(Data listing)
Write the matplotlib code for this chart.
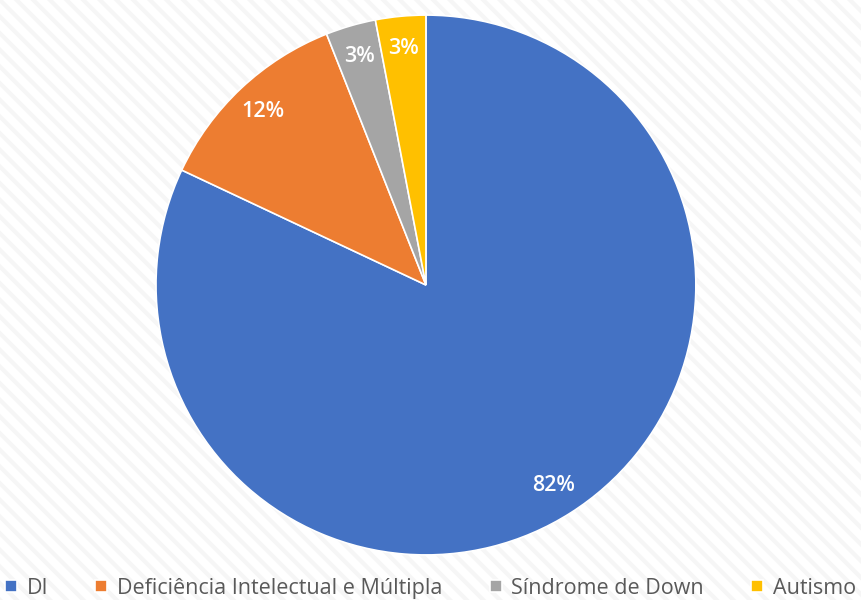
import matplotlib
matplotlib.use("Agg")
import matplotlib.pyplot as plt
from matplotlib.patches import Rectangle

categories = ["DI", "Deficiência Intelectual e Múltipla", "Síndrome de Down", "Autismo"]
values = [82, 12, 3, 3]
colors = ["#4472c4", "#ed7d31", "#a5a5a5", "#ffc000"]

plt.rcParams['font.family'] = ['Open Sans', 'DejaVu Sans']
plt.rcParams['hatch.linewidth'] = 3
plt.rcParams['hatch.color'] = '#f6f6f6'

fig = plt.figure(figsize=(8.61, 6), dpi=100)
fig.patch.set_facecolor("white")
bg = Rectangle((0, 0), 1, 1, transform=fig.transFigure, facecolor="white",
               edgecolor="#f6f6f6", hatch="\\\\", linewidth=0, zorder=-10)
fig.patches.append(bg)

ax = fig.add_axes([0.1812, 0.07, 0.627, 0.91])
wedges, texts, autotexts = ax.pie(values, colors=colors, startangle=90, counterclock=False,
                                  autopct=lambda p: f"{p:.0f}%", pctdistance=0.88,
                                  wedgeprops=dict(edgecolor="white", linewidth=1.2),
                                  textprops=dict(color="white", fontsize=15.5, fontweight="semibold"))
ax.set_xlim(-1, 1)
ax.set_ylim(-1, 1)
ax.set_aspect("equal")

fig.legend(wedges, categories, loc="lower center", ncol=4, frameon=False,
           bbox_to_anchor=(0.5, -0.03), fontsize=15.5, handlelength=0.55, handleheight=0.55,
           columnspacing=2.2, handletextpad=0.45, labelcolor="#595959")

fig.savefig("out.png", dpi=100)
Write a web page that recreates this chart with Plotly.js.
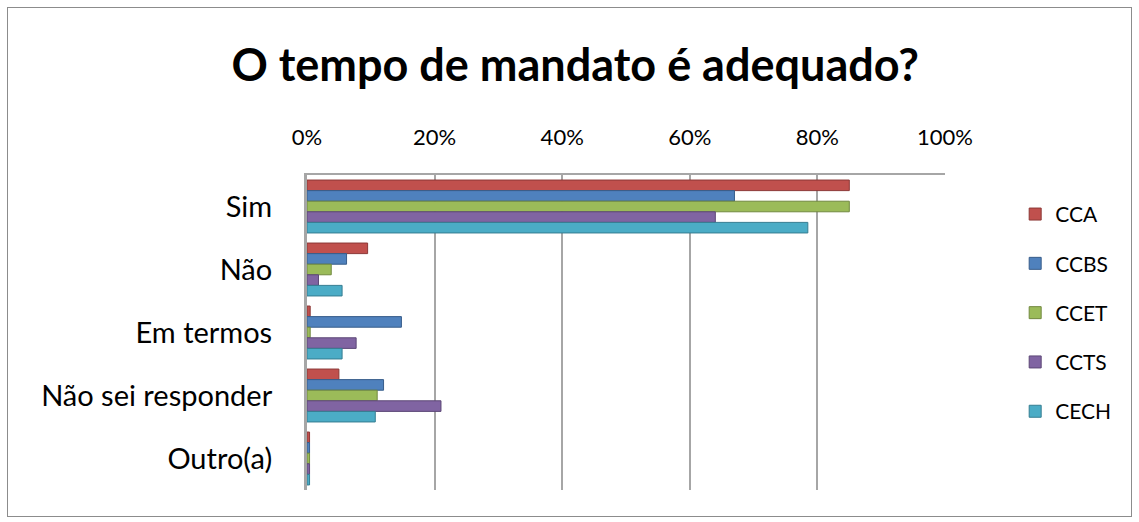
<!DOCTYPE html>
<html><head><meta charset="utf-8">
<script src="https://cdn.plot.ly/plotly-3.0.1.min.js"></script>
<style>
html,body{margin:0;padding:0;background:#fff;}
#wrap{position:absolute;left:7px;top:7px;width:1123px;height:508px;border:1px solid #8c8c8c;}
#chart{position:absolute;left:-8px;top:-8px;width:1139px;height:522px;}
</style></head>
<body>
<div id="wrap"><div id="chart"></div></div>
<script>
var categories = ["Sim", "Não", "Em termos", "Não sei responder", "Outro(a)"];
var seriesNames = ["CCA", "CCBS", "CCET", "CCTS", "CECH"];
var CCA  = [0.85, 0.095, 0.005, 0.05, 0.004];
var CCBS = [0.67, 0.062, 0.148, 0.12, 0.004];
var CCET = [0.85, 0.038, 0.005, 0.11, 0.004];
var CCTS = [0.64, 0.018, 0.077, 0.21, 0.004];
var CECH = [0.785, 0.055, 0.055, 0.107, 0.004];
var tickVals = [0, 0.2, 0.4, 0.6, 0.8, 1.0];
var tickText = ["0%", "20%", "40%", "60%", "80%", "100%"];
var colors = ["#C0504D", "#4F81BD", "#9BBB59", "#8064A2", "#4BACC6"];
var edges = ["#8C3836", "#385D8A", "#71893F", "#5C4776", "#357D91"];
var values = [CCA, CCBS, CCET, CCTS, CECH];

var font = "Lato, 'Open Sans', sans-serif";
var traces = seriesNames.map(function(n, i){
  return {type:"bar", orientation:"h", name:n, y:categories, x:values[i],
    legendgroup:n,
    marker:{color:colors[i], line:{color:edges[i], width:1}}};
});
var layout = {
  width:1139, height:522,
  paper_bgcolor:"rgba(0,0,0,0)", plot_bgcolor:"#fff",
  margin:{l:307, r:194, t:175, b:32},
  title:{text:"<b>O tempo de mandato é adequado?</b>", font:{family:font, size:45, color:"#000"}, x:0.505, xanchor:"center", y:0.875, yanchor:"middle"},
  barmode:"group", bargap:0.16, bargroupgap:0,
  xaxis:{side:"top", range:[0,1], tickvals:tickVals, ticktext:tickText, showgrid:true, gridcolor:"#a6a6a6", gridwidth:2,
    zeroline:false, showline:true, linecolor:"#a6a6a6", linewidth:2, ticks:"", ticklabelstandoff:19,
    tickfont:{family:font, size:22, color:"#000"}, fixedrange:true},
  yaxis:{autorange:"reversed", showline:true, linecolor:"#a6a6a6", linewidth:3, ticks:"", ticklabelstandoff:26,
    tickfont:{family:font, size:29, color:"#000"}, showgrid:false},
  showlegend:true,
  legend:{x:1.11, xanchor:"left", y:0.94, yanchor:"top", traceorder:"grouped", tracegroupgap:19,
    font:{family:font, size:21, color:"#000"}, bgcolor:"rgba(0,0,0,0)"}
};
Plotly.newPlot("chart", traces, layout, {displayModeBar:false, staticPlot:true});
</script>
</body></html>
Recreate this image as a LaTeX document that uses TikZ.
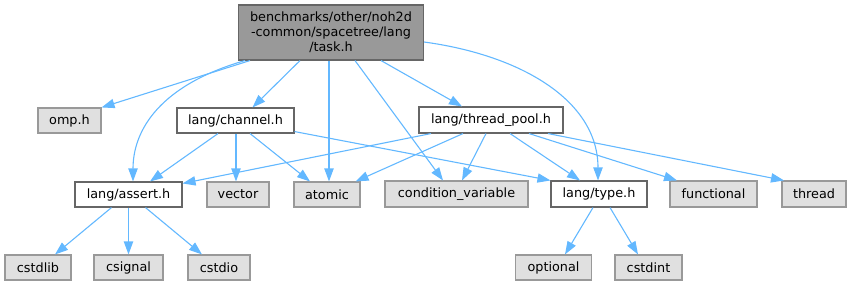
\documentclass[tikz,border=0pt]{standalone}
\usepackage{fontspec}
\setmainfont{DejaVu Sans}
\usetikzlibrary{arrows.meta}
\definecolor{edgeblue}{HTML}{63B8FF}
\definecolor{sysfill}{HTML}{E0E0E0}
\definecolor{sysline}{HTML}{999999}
\definecolor{rootfill}{HTML}{999999}
\definecolor{darkline}{HTML}{666666}
\begin{document}
\begin{tikzpicture}[x=1pt,y=-1pt,
  box/.style={draw, line width=1.1pt, inner sep=0pt, align=center,
    font=\fontsize{12.8}{15}\selectfont},
  sysbox/.style={box, draw=sysline, fill=sysfill},
  localbox/.style={box, draw=darkline, fill=white},
  rootbox/.style={box, draw=darkline, fill=rootfill},
  dep/.style={draw=edgeblue, line width=1.1pt,
    -{Triangle[length=13pt,width=9.3pt,fill=edgeblue]}}]
\useasboundingbox (0,0) rectangle (851,285);

% headers
\node[rootbox, minimum width=185pt, minimum height=55pt] (task) at (331,32.5)
  {benchmarks/other/noh2d\\-common/spacetree/lang\\/task.h};
\node[sysbox, minimum width=63pt, minimum height=25pt] (omp) at (69.5,120.5) {omp.h};
\node[localbox, minimum width=117pt, minimum height=25pt] (channel) at (235.5,120.5) {lang/channel.h};
\node[localbox, minimum width=144pt, minimum height=26pt] (pool) at (491,120) {lang/thread\_pool.h};
\node[localbox, minimum width=107pt, minimum height=25pt] (assert) at (128.5,194.5) {lang/assert.h};
\node[sysbox, minimum width=62pt, minimum height=25pt] (vector) at (238,194.5) {vector};
\node[sysbox, minimum width=66pt, minimum height=25pt] (atomic) at (327,194.5) {atomic};
\node[sysbox, minimum width=143pt, minimum height=26pt] (condvar) at (456.5,194) {condition\_variable};
\node[localbox, minimum width=96pt, minimum height=26pt] (type) at (599,194) {lang/type.h};
\node[sysbox, minimum width=87pt, minimum height=26pt] (functional) at (713.5,194) {functional};
\node[sysbox, minimum width=64pt, minimum height=26pt] (thread) at (814,194) {thread};
\node[sysbox, minimum width=66pt, minimum height=25pt] (cstdlib) at (38,267.5) {cstdlib};
\node[sysbox, minimum width=69pt, minimum height=25pt] (csignal) at (128.5,267.5) {csignal};
\node[sysbox, minimum width=62pt, minimum height=25pt] (cstdio) at (219,267.5) {cstdio};
\node[sysbox, minimum width=76pt, minimum height=25pt] (optional) at (553.5,267.5) {optional};
\node[sysbox, minimum width=67pt, minimum height=25pt] (cstdint) at (648.5,267.5) {cstdint};

% includes of task.h
\draw[dep] ([xshift=-81pt]task.south) -- (omp.north east);
\draw[dep] ([xshift=-86pt]task.south) .. controls (160,85) and (133,130) .. ([xshift=4.5pt]assert.north);
\draw[dep] ([xshift=-31pt]task.south) -- ([xshift=17pt]channel.north);
\draw[dep] ([xshift=-2pt]task.south) -- ([xshift=2pt]atomic.north);
\draw[dep] ([xshift=24pt]task.south) -- ([xshift=-13.5pt]condvar.north);
\draw[dep] ([xshift=50pt]task.south) -- ([xshift=-29pt]pool.north);
\draw[dep] ([yshift=-9.5pt]task.east) .. controls (520,55) and (598,100) .. ([xshift=-1pt]type.north);

% includes of lang/channel.h
\draw[dep] ([xshift=-17.5pt]channel.south) -- ([xshift=21.5pt]assert.north);
\draw[dep] ([xshift=0.5pt]channel.south) -- ([xshift=-2pt]vector.north);
\draw[dep] ([xshift=14.5pt]channel.south) -- ([xshift=-17pt]atomic.north);
\draw[dep] ([yshift=2pt]channel.south east) -- (type.north west);

% includes of lang/thread_pool.h
\draw[dep] ([xshift=-60pt]pool.south) -- ([yshift=-2pt]assert.north east);
\draw[dep] ([xshift=-28pt]pool.south) -- ([xshift=-5pt]atomic.north east);
\draw[dep] ([xshift=-5pt]pool.south) -- ([xshift=5.5pt]condvar.north);
\draw[dep] ([xshift=19pt]pool.south) -- ([xshift=-19pt]type.north);
\draw[dep] ([xshift=38pt]pool.south) -- ([xshift=-36.5pt]functional.north);
\draw[dep] ([xshift=57pt]pool.south) -- ([xshift=-30pt]thread.north);

% includes of lang/assert.h
\draw[dep] ([xshift=-17pt]assert.south) -- ([xshift=17pt]cstdlib.north);
\draw[dep] (assert.south) -- (csignal.north);
\draw[dep] ([xshift=17pt]assert.south) -- ([xshift=-17pt]cstdio.north);

% includes of lang/type.h
\draw[dep] ([xshift=-6pt]type.south) -- ([xshift=11.5pt]optional.north);
\draw[dep] ([xshift=11pt]type.south) -- ([xshift=-10.5pt]cstdint.north);
\end{tikzpicture}
\end{document}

Task requirements:
Everything from the line with "Write a web" down to the line with "var values = [CCA, CCBS, CCET, CCTS, CECH];" in the data above should be copied exactly, with both end lines kept and the pictures left out.

Task result:
Write a web page that recreates this chart with Plotly.js.
<!DOCTYPE html>
<html><head><meta charset="utf-8">
<script src="https://cdn.plot.ly/plotly-3.0.1.min.js"></script>
<style>
html,body{margin:0;padding:0;background:#fff;}
#wrap{position:absolute;left:7px;top:7px;width:1123px;height:508px;border:1px solid #8c8c8c;}
#chart{position:absolute;left:-8px;top:-8px;width:1139px;height:522px;}
</style></head>
<body>
<div id="wrap"><div id="chart"></div></div>
<script>
var categories = ["Sim", "Não", "Em termos", "Não sei responder", "Outro(a)"];
var seriesNames = ["CCA", "CCBS", "CCET", "CCTS", "CECH"];
var CCA  = [0.85, 0.095, 0.005, 0.05, 0.004];
var CCBS = [0.67, 0.062, 0.148, 0.12, 0.004];
var CCET = [0.85, 0.038, 0.005, 0.11, 0.004];
var CCTS = [0.64, 0.018, 0.077, 0.21, 0.004];
var CECH = [0.785, 0.055, 0.055, 0.107, 0.004];
var tickVals = [0, 0.2, 0.4, 0.6, 0.8, 1.0];
var tickText = ["0%", "20%", "40%", "60%", "80%", "100%"];
var colors = ["#C0504D", "#4F81BD", "#9BBB59", "#8064A2", "#4BACC6"];
var edges = ["#8C3836", "#385D8A", "#71893F", "#5C4776", "#357D91"];
var values = [CCA, CCBS, CCET, CCTS, CECH];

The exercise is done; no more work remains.